It was almost a year ago that Shane Warne picked up the phone to call his friend in India.
As one of the top cricketers in history, the Australian had an idea he wanted to share with another great from the sport, Sachin Tendulkar.
“We are both very passionate about the game,” Warne said. “And we both love America.”
It was a simple plan: Assemble two all-star teams for a tour of the U.S. and play the games in Major League Baseball parks.
The tough part? Getting people to come watch.
“It’s a sport-loving nation,” Tendulkar said. “But this would be a challenge.”
The Cricket All-Stars series, which began in New York, makes its final stop in Los Angeles this week. Saturday’s match will mark the first visit to Chavez Ravine for an ancient game of bats and balls.

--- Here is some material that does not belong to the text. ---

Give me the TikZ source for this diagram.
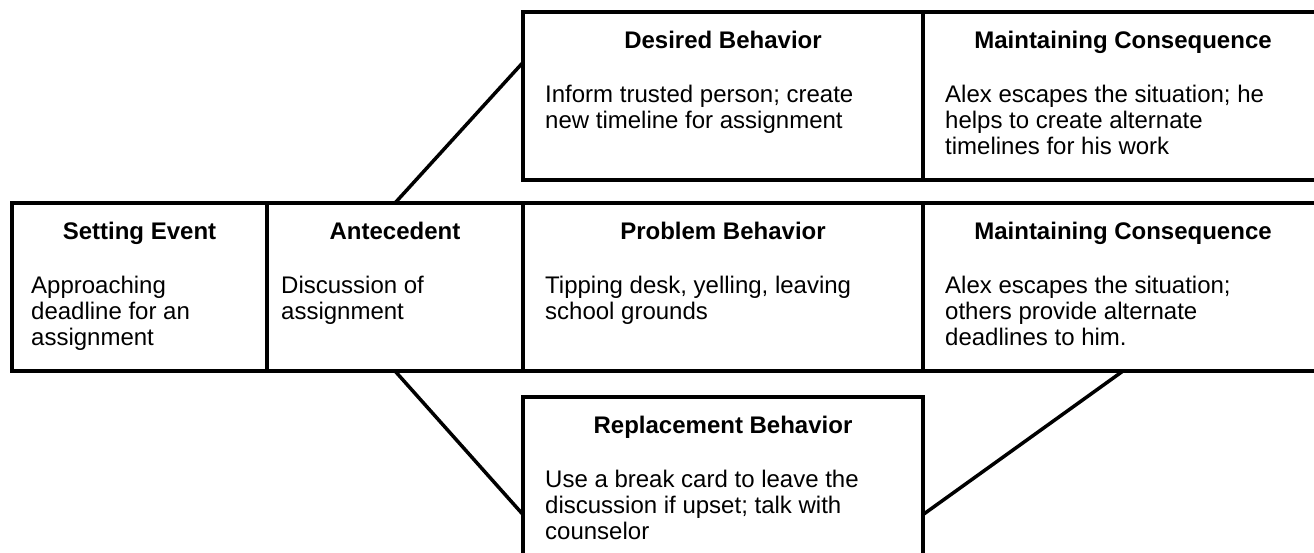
\documentclass[tikz,border=0pt]{standalone}
\usepackage{fontspec}
\setmainfont{Liberation Sans}
\usetikzlibrary{calc}
\begin{document}
\begin{tikzpicture}[x=1pt,y=-1pt,
  box/.style={draw, line width=3.5pt, rectangle, inner sep=0pt, outer sep=0pt, anchor=north west, minimum height=168pt},
  ttl/.style={font=\fontsize{24}{26}\selectfont\bfseries, anchor=base, inner sep=0pt},
  body/.style={font=\fontsize{24}{26}\selectfont, anchor=north west, align=left, inner sep=0pt},
  conn/.style={line width=3.5pt}]
\clip (0,0) rectangle (1314,552);
\fill[white] (0,0) rectangle (1314,552);
% boxes
\node[box, minimum width=255pt] (set) at (12,203) {};
\node[box, minimum width=256pt] (ante) at (267,203) {};
\node[box, minimum width=400pt] (prob) at (523,203) {};
\node[box, minimum width=400pt] (cons) at (923,203) {};
\node[box, minimum width=400pt] (des) at (523,12) {};
\node[box, minimum width=400pt] (cons2) at (923,12) {};
\node[box, minimum width=400pt] (rep) at (523,397) {};
% titles
\node[ttl] (set-t) at ($(set.north)+(0,36.6)$) {Setting Event};
\node[ttl] (ante-t) at ($(ante.north)+(0,36.6)$) {Antecedent};
\node[ttl] (prob-t) at ($(prob.north)+(0,36.6)$) {Problem Behavior};
\node[ttl] (cons-t) at ($(cons.north)+(0,36.6)$) {Maintaining Consequence};
\node[ttl] (des-t) at ($(des.north)+(0,36.6)$) {Desired Behavior};
\node[ttl] (cons2-t) at ($(cons2.north)+(0,36.6)$) {Maintaining Consequence};
\node[ttl] (rep-t) at ($(rep.north)+(0,36.6)$) {Replacement Behavior};
% bodies
\node[body] (set-b) at ($(set.north west)+(19,71.8)$) {\strut Approaching\\deadline for an\\assignment};
\node[body] (ante-b) at ($(ante.north west)+(14,71.8)$) {\strut Discussion of\\assignment};
\node[body] (prob-b) at ($(prob.north west)+(22,71.8)$) {\strut Tipping desk, yelling, leaving\\school grounds};
\node[body] (cons-b) at ($(cons.north west)+(22,71.8)$) {\strut Alex escapes the situation;\\others provide alternate\\deadlines to him.};
\node[body] (des-b) at ($(des.north west)+(22,71.8)$) {\strut Inform trusted person; create\\new timeline for assignment};
\node[body] (cons2-b) at ($(cons2.north west)+(22,71.8)$) {\strut Alex escapes the situation; he\\helps to create alternate\\timelines for his work};
\node[body] (rep-b) at ($(rep.north west)+(22,71.8)$) {\strut Use a break card to leave the\\discussion if upset; talk with\\counselor};
% connectors
\coordinate (d1) at ($(des.north west)!0.3!(des.south west)$);
\coordinate (r1) at ($(rep.north west)!0.7!(rep.south west)$);
\coordinate (r2) at ($(rep.north east)!0.7!(rep.south east)$);
\draw[conn] (ante.north) -- (d1);
\draw[conn] (ante.south) -- (r1);
\draw[conn] (cons.south) -- (r2);
\end{tikzpicture}
\end{document}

“I’ve seen Dodger Stadium only in photographs,” Tendulkar said. “To go there and play cricket, for a sportsman, it’s something special.”
Though cricket is played by an estimated 120 million people worldwide, it has never caught on in America.
The game is similar to baseball in that each team sends a series of batsmen to face a pitcher — known as a bowler — who throws a ball made of cork and wound string, covered in leather.
There are also big differences.
Pitches known as googlies and yorkers bounce before reaching the batsman. The bat is broad and can hit in a range of directions around an oval-shaped field.
Defensive players manning positions such as slips, fine leg and gully spread themselves in a wide array, trying to catch the ball barehanded and stop runners who sprint back and forth within a rectangular pitch in the middle of the field.
Innings can stretch for hours.
The Cricket All-Stars tour features 29 of the best players from the past two decades, with a roster including renowned batsman Brian Lara of Trinidad and Tobago and bowlers Wasim Akram of Pakistan and Glenn McGrath of Australia.
Warne, famed for his bowling skills, has come out of retirement to be one of the captains. Tendulkar has done likewise after a career that saw him help India to the 2011 World Cup and become the only player to complete 30,000 runs in international competition.